→ PROBLEM DETAILS: Reproduce the lines of the material exactly, excluding every image.
## start GIVEN MATERIAL
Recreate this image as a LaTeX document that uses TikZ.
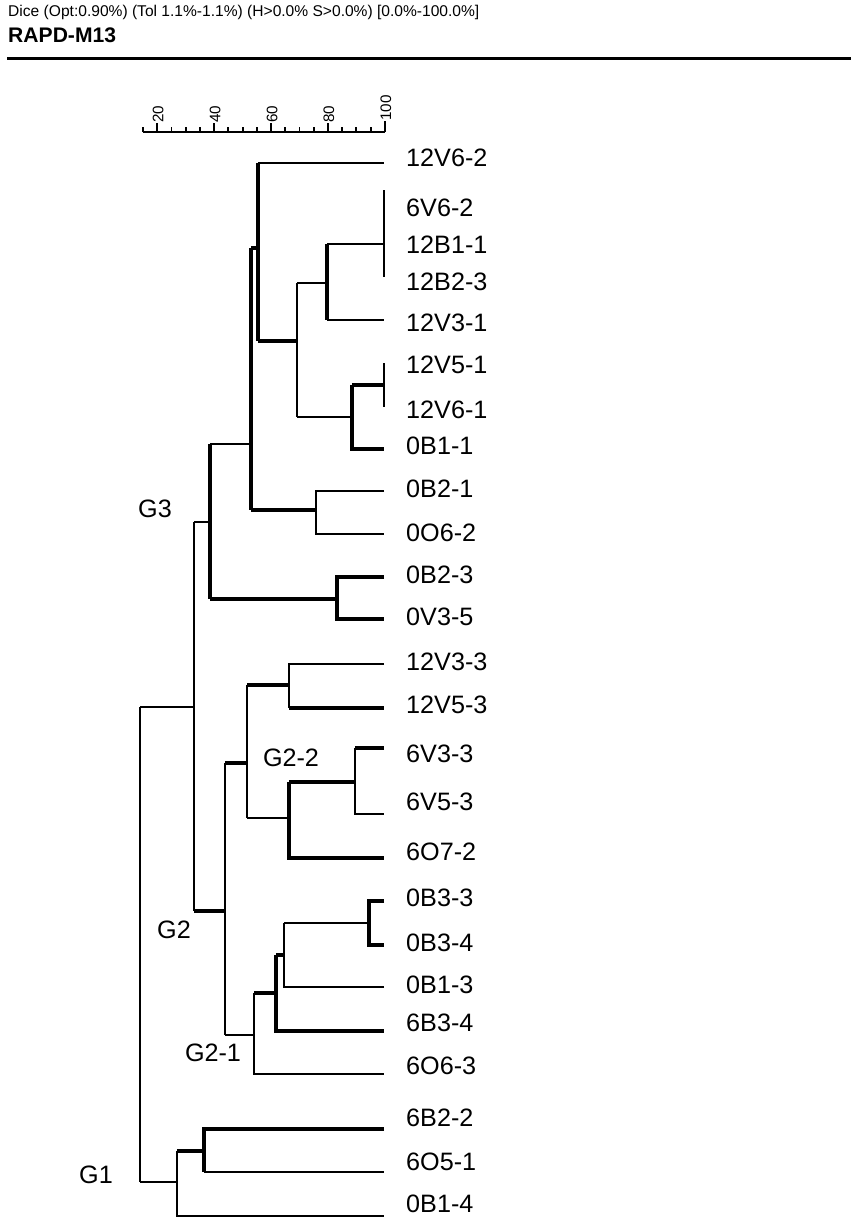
\documentclass[tikz,border=0pt]{standalone}
\usepackage{fontspec}
\setmainfont{Liberation Sans}
\tikzset{
  br/.style={line width=1.6pt},
  brt/.style={line width=2.8pt},
  leaf/.style={anchor=west,inner sep=0pt,font=\fontsize{21.5}{21.5}\selectfont},
  grp/.style={inner sep=0pt,font=\fontsize{21.5}{21.5}\selectfont},
  tick/.style={inner sep=0pt,anchor=west,rotate=90,font=\fontsize{13}{13}\selectfont}
}
\begin{document}
\begin{tikzpicture}[x=0.03cm,y=-0.03cm]
            \useasboundingbox (0,0) rectangle (851,1223);

            \node[anchor=west,inner sep=0pt,font=\fontsize{13.3}{13.3}\selectfont] (hdr) at (8,12)
             {Dice (Opt:0.90\%) (Tol 1.1\%-1.1\%) (H>0.0\% S>0.0\%) [0.0\%-100.0\%]};
            \node[anchor=west,inner sep=0pt,font=\fontsize{18}{18}\selectfont\bfseries] (ttl) at (8,35) {RAPD-M13};
            \draw[line width=2.8pt] (7,58.5) -- (851,58.5);

            % similarity scale
            \draw[br] (143,132) -- (385,132);
            \foreach \v in {15,20,...,95}
             \draw[br] ({143+(\v-15)*2.845},132) -- ++(0,-5);
            \foreach \v in {20,40,60,80}{
             \draw[br] ({143+(\v-15)*2.845},132) -- ++(0,-9);
             \node[tick] (s\v) at ({144+(\v-15)*2.845},123) {\v};
            }
            \draw[br] (384.8,132) -- (384.8,121);
            \node[tick] (s100) at (386,121) {100};

            % strain names
            \foreach \lab/\yy [count=\i] in {12V6-2/158,6V6-2/208,12B1-1/245,12B2-3/282,12V3-1/323,
             12V5-1/365,12V6-1/410,0B1-1/446,0B2-1/489,0O6-2/533,0B2-3/575,0V3-5/617,12V3-3/662,
             12V5-3/705,6V3-3/754,6V5-3/802,6O7-2/852,0B3-3/898,0B3-4/943,0B1-3/985,6B3-4/1023,
             6O6-3/1066,6B2-2/1118,6O5-1/1162,0B1-4/1204}
             \node[leaf] (l\i) at (406,\yy) {\lab};

            % G3
            \draw[br] (258,163) -- (384,163);
            \draw[brt] (258,163) -- (258,341);
            \draw[brt] (251,248) -- (258,248);
            \draw[br] (384,190) -- (384,277);
            \draw[br] (327,244) -- (384,244);
            \draw[brt] (327,244) -- (327,320);
            \draw[br] (327,320) -- (384,320);
            \draw[br] (297,283) -- (327,283);
            \draw[br] (297,283) -- (297,417);
            \draw[brt] (258,341) -- (297,341);
            \draw[br] (384,363) -- (384,407);
            \draw[brt] (352,385) -- (384,385);
            \draw[brt] (352,385) -- (352,449) -- (384,449);
            \draw[br] (297,417) -- (352,417);
            \draw[br] (384,491) -| (316,534) -- (384,534);
            \draw[brt] (251,510) -- (316,510);
            \draw[brt] (251,248) -- (251,510);
            \draw[br] (210,444) -- (251,444);
            \draw[brt] (384,577) -| (337,619) -- (384,619);
            \draw[brt] (210,599) -- (337,599);
            \draw[brt] (210,444) -- (210,599);
            \draw[br] (194,522) -- (210,522);

            % G2-2
            \draw[br] (384,664) -| (289,708);
            \draw[brt] (289,708) -- (384,708);
            \draw[brt] (247,685) -- (289,685);
            \draw[brt] (384,748) -- (355,748);
            \draw[br] (355,748) |- (384,814);
            \draw[brt] (289,782) -- (355,782);
            \draw[brt] (289,782) |- (384,858);
            \draw[br] (247,818) -- (289,818);
            \draw[br] (247,685) -- (247,818);
            \draw[brt] (225,763) -- (247,763);

            % G2-1
            \draw[brt] (384,901) -| (369,945) -- (384,945);
            \draw[br] (284,923) -- (369,923);
            \draw[br] (384,987) -| (284,923);
            \draw[brt] (276,955) -- (284,955);
            \draw[brt] (276,955) |- (384,1031);
            \draw[brt] (254,993) -- (276,993);
            \draw[br] (254,993) |- (384,1074);
            \draw[br] (225,1035) -- (254,1035);
            \draw[br] (225,763) -- (225,1035);
            \draw[brt] (194,911) -- (225,911);
            \draw[br] (194,522) -- (194,911);
            \draw[br] (140,707) -- (194,707);

            % G1
            \draw[brt] (384,1129) -| (204,1172);
            \draw[br] (204,1172) -- (384,1172);
            \draw[brt] (177,1151) -- (204,1151);
            \draw[br] (177,1151) |- (384,1216);
            \draw[br] (140,1182) -- (177,1182);
            \draw[br] (140,707) -- (140,1182);

            \node[grp] (g3) at (155,509) {G3};
            \node[grp] (g2) at (174,930) {G2};
            \node[grp] (g22) at (291,758) {G2-2};
            \node[grp] (g21) at (213,1053) {G2-1};
            \node[grp] (g1) at (96,1175) {G1};
\end{tikzpicture}
\end{document}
## end GIVEN MATERIAL
→ WRITTEN SOLUTION:
Recreate this image as a LaTeX document that uses TikZ.
\documentclass[tikz,border=0pt]{standalone}
\usepackage{fontspec}
\setmainfont{Liberation Sans}
\tikzset{
  br/.style={line width=1.6pt},
  brt/.style={line width=2.8pt},
  leaf/.style={anchor=west,inner sep=0pt,font=\fontsize{21.5}{21.5}\selectfont},
  grp/.style={inner sep=0pt,font=\fontsize{21.5}{21.5}\selectfont},
  tick/.style={inner sep=0pt,anchor=west,rotate=90,font=\fontsize{13}{13}\selectfont}
}
\begin{document}
\begin{tikzpicture}[x=0.03cm,y=-0.03cm]
            \useasboundingbox (0,0) rectangle (851,1223);

            \node[anchor=west,inner sep=0pt,font=\fontsize{13.3}{13.3}\selectfont] (hdr) at (8,12)
             {Dice (Opt:0.90\%) (Tol 1.1\%-1.1\%) (H>0.0\% S>0.0\%) [0.0\%-100.0\%]};
            \node[anchor=west,inner sep=0pt,font=\fontsize{18}{18}\selectfont\bfseries] (ttl) at (8,35) {RAPD-M13};
            \draw[line width=2.8pt] (7,58.5) -- (851,58.5);

            % similarity scale
            \draw[br] (143,132) -- (385,132);
            \foreach \v in {15,20,...,95}
             \draw[br] ({143+(\v-15)*2.845},132) -- ++(0,-5);
            \foreach \v in {20,40,60,80}{
             \draw[br] ({143+(\v-15)*2.845},132) -- ++(0,-9);
             \node[tick] (s\v) at ({144+(\v-15)*2.845},123) {\v};
            }
            \draw[br] (384.8,132) -- (384.8,121);
            \node[tick] (s100) at (386,121) {100};

            % strain names
            \foreach \lab/\yy [count=\i] in {12V6-2/158,6V6-2/208,12B1-1/245,12B2-3/282,12V3-1/323,
             12V5-1/365,12V6-1/410,0B1-1/446,0B2-1/489,0O6-2/533,0B2-3/575,0V3-5/617,12V3-3/662,
             12V5-3/705,6V3-3/754,6V5-3/802,6O7-2/852,0B3-3/898,0B3-4/943,0B1-3/985,6B3-4/1023,
             6O6-3/1066,6B2-2/1118,6O5-1/1162,0B1-4/1204}
             \node[leaf] (l\i) at (406,\yy) {\lab};

            % G3
            \draw[br] (258,163) -- (384,163);
            \draw[brt] (258,163) -- (258,341);
            \draw[brt] (251,248) -- (258,248);
            \draw[br] (384,190) -- (384,277);
            \draw[br] (327,244) -- (384,244);
            \draw[brt] (327,244) -- (327,320);
            \draw[br] (327,320) -- (384,320);
            \draw[br] (297,283) -- (327,283);
            \draw[br] (297,283) -- (297,417);
            \draw[brt] (258,341) -- (297,341);
            \draw[br] (384,363) -- (384,407);
            \draw[brt] (352,385) -- (384,385);
            \draw[brt] (352,385) -- (352,449) -- (384,449);
            \draw[br] (297,417) -- (352,417);
            \draw[br] (384,491) -| (316,534) -- (384,534);
            \draw[brt] (251,510) -- (316,510);
            \draw[brt] (251,248) -- (251,510);
            \draw[br] (210,444) -- (251,444);
            \draw[brt] (384,577) -| (337,619) -- (384,619);
            \draw[brt] (210,599) -- (337,599);
            \draw[brt] (210,444) -- (210,599);
            \draw[br] (194,522) -- (210,522);

            % G2-2
            \draw[br] (384,664) -| (289,708);
            \draw[brt] (289,708) -- (384,708);
            \draw[brt] (247,685) -- (289,685);
            \draw[brt] (384,748) -- (355,748);
            \draw[br] (355,748) |- (384,814);
            \draw[brt] (289,782) -- (355,782);
            \draw[brt] (289,782) |- (384,858);
            \draw[br] (247,818) -- (289,818);
            \draw[br] (247,685) -- (247,818);
            \draw[brt] (225,763) -- (247,763);

            % G2-1
            \draw[brt] (384,901) -| (369,945) -- (384,945);
            \draw[br] (284,923) -- (369,923);
            \draw[br] (384,987) -| (284,923);
            \draw[brt] (276,955) -- (284,955);
            \draw[brt] (276,955) |- (384,1031);
            \draw[brt] (254,993) -- (276,993);
            \draw[br] (254,993) |- (384,1074);
            \draw[br] (225,1035) -- (254,1035);
            \draw[br] (225,763) -- (225,1035);
            \draw[brt] (194,911) -- (225,911);
            \draw[br] (194,522) -- (194,911);
            \draw[br] (140,707) -- (194,707);

            % G1
            \draw[brt] (384,1129) -| (204,1172);
            \draw[br] (204,1172) -- (384,1172);
            \draw[brt] (177,1151) -- (204,1151);
            \draw[br] (177,1151) |- (384,1216);
            \draw[br] (140,1182) -- (177,1182);
            \draw[br] (140,707) -- (140,1182);

            \node[grp] (g3) at (155,509) {G3};
            \node[grp] (g2) at (174,930) {G2};
            \node[grp] (g22) at (291,758) {G2-2};
            \node[grp] (g21) at (213,1053) {G2-1};
            \node[grp] (g1) at (96,1175) {G1};
\end{tikzpicture}
\end{document}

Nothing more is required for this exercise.